§ **AIM**: Go through the listing and return every line with "this" in it.

§ **RECORDS FOR PROCESSING**:
/---

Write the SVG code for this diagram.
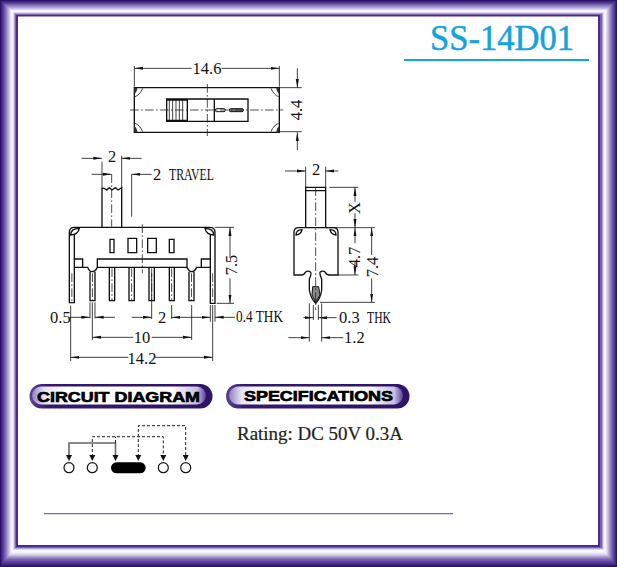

\---
/---

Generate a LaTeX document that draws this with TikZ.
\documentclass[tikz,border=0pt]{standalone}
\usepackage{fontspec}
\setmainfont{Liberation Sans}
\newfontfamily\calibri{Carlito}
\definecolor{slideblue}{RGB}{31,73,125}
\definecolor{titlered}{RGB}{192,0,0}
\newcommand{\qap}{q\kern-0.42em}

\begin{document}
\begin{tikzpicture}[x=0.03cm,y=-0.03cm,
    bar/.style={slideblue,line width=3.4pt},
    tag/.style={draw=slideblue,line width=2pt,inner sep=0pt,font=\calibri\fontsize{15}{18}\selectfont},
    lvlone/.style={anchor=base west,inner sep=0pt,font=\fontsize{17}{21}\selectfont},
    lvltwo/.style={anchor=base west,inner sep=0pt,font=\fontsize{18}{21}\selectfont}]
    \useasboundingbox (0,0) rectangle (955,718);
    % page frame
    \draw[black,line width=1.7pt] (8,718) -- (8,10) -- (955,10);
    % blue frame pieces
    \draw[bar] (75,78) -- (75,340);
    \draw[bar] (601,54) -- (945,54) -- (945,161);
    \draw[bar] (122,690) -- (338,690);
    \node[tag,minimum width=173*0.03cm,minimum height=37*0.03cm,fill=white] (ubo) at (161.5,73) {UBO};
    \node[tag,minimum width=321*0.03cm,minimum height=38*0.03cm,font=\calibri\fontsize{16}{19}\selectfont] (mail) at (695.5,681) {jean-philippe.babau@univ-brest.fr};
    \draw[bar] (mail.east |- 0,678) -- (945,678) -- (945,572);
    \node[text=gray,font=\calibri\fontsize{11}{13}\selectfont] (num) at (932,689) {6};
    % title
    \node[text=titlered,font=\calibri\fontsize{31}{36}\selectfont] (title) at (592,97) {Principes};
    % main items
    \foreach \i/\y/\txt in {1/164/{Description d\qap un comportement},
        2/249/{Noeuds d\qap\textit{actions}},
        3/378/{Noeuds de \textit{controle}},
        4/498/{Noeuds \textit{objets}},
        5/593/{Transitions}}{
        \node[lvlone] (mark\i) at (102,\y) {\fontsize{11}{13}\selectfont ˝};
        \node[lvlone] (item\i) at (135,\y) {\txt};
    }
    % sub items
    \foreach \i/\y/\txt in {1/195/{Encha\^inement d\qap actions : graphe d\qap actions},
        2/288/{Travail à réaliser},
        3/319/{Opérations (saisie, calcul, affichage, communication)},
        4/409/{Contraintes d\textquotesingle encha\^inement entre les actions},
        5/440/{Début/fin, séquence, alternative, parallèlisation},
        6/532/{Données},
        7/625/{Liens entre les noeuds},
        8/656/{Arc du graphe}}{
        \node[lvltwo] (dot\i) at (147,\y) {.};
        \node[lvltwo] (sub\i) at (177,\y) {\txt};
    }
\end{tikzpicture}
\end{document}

\---

§ **CORRECT ANSWER**:
Write the SVG code for this diagram.
Generate a LaTeX document that draws this with TikZ.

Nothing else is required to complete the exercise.